Laws are amended all the time to suit majority needs. Sometimes it takes longer than others but at the same time, I don't think this is a new subject matter presented. Everyone wants to be loved, to be cared for, to feel wanted; so when is it okay to deny that to people?

http://www.youtube.com/watch?v=fdvWUEUQDfE&feature=related

This video is from the Sixth Annual Media That Matters Festival. It's a clip that is asking the question: Whose permission would you need to get married to the person you love. It's a short, minute long clip of a nervous, white male adjusting his tie, going door to door asking for Megan's hand in marriage. We don't know who Megan is. The first house is a suburban stereotypical house. The man goes to knock on the door where an older, bigger, white gentleman answers. With sweaty palms, the younger man anxiously asks for Megan's hand in marriage. The older man, who could be considered Megan's father replies "Alright Son" without showing any emotion.
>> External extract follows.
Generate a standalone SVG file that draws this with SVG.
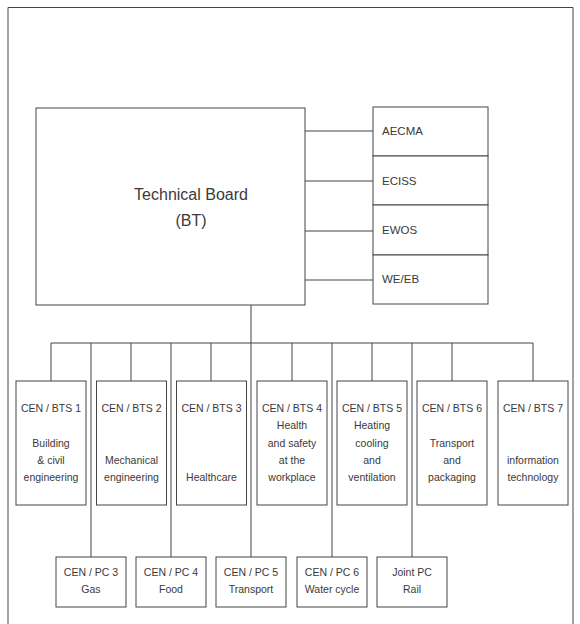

The younger man graciously thanks him and proceeds on his way, into another stereotypical suburban home. I at first thought he was just walking into his own house, but then he asks for Megan's hand in marriage again. And again. And for all purposes of this video 260 million more times. I think it is interesting that the video is predominately white individuals. I think represents that stereotypes are not always true. the It's very moving, seeing someone ask 260 million people so that one person can marry one other person. 260 million people are involved for making the lives of two people better.
The song in the background is a very upbeat song musically, but lyrically is just sad. It is I Don't Blame You by Cat Power. "Been around the world, in many situations. Been inside many heads in different positions. Just because they knew your name, Doesn't mean they know where you came from. What a sad trick you thought that you had to play. But I don't blame you" are the lyrics that play in the background. That's not how the song goes, they cut and pasted it so the lyrics would fit the meaning of the film. It's all about people assuming they know other people just based on a few things. People having to compromise to others' needs in order to survive.
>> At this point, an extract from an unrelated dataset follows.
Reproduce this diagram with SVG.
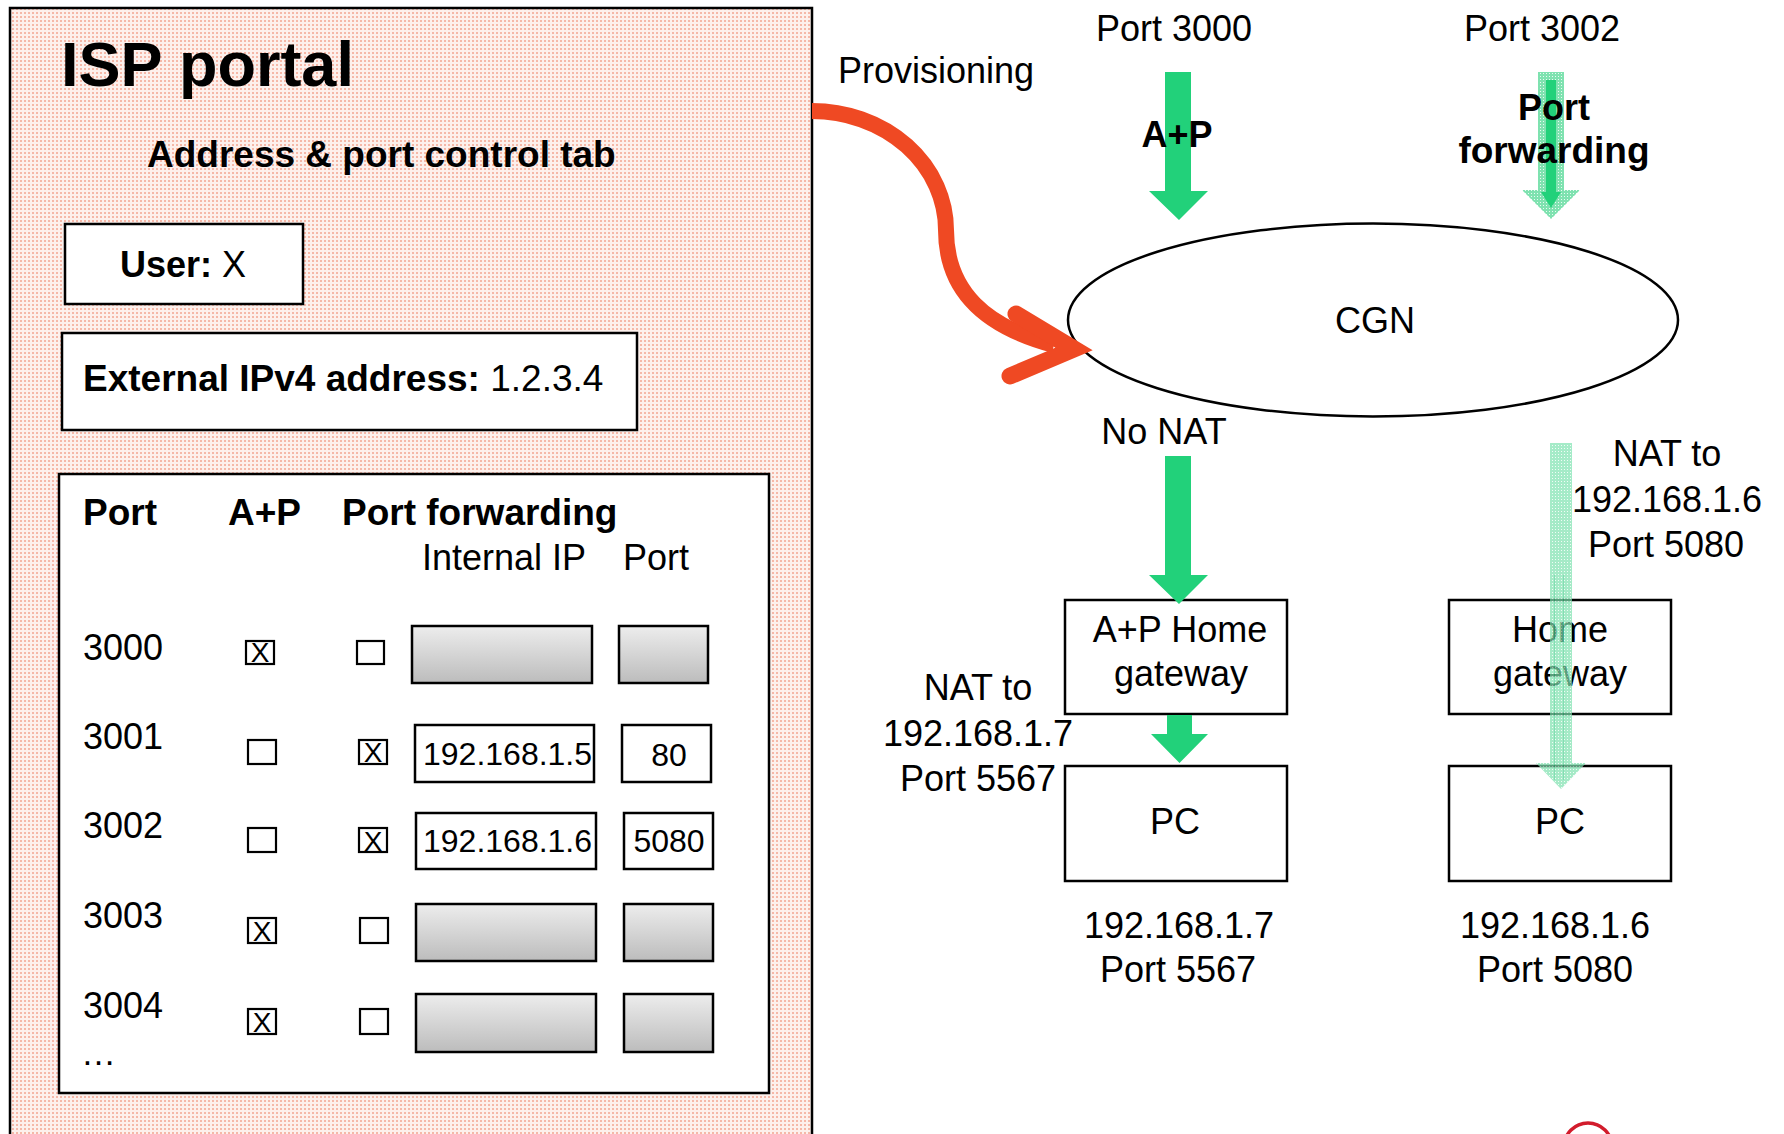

I think everything should be fair. Wouldn't that be nice. But it's not ideal, it won't happen. But this add just makes me so empathetic towards homosexuals for having to ask to marry. While I don't think people need to be married to be happy, I do think they should have the same rights. It's like the civil rights all over again. I do not like conflict, it bothers me, it makes me sick. Doesn't everyone just deserve to feel like they belong? I think that what gets me the most, a sense of belonging. As outcast people are alone, depraved, and possibly even unhealthy. I think it takes a long time for someone to realize that he or she cannot make it on their own. Everybody needs somebody.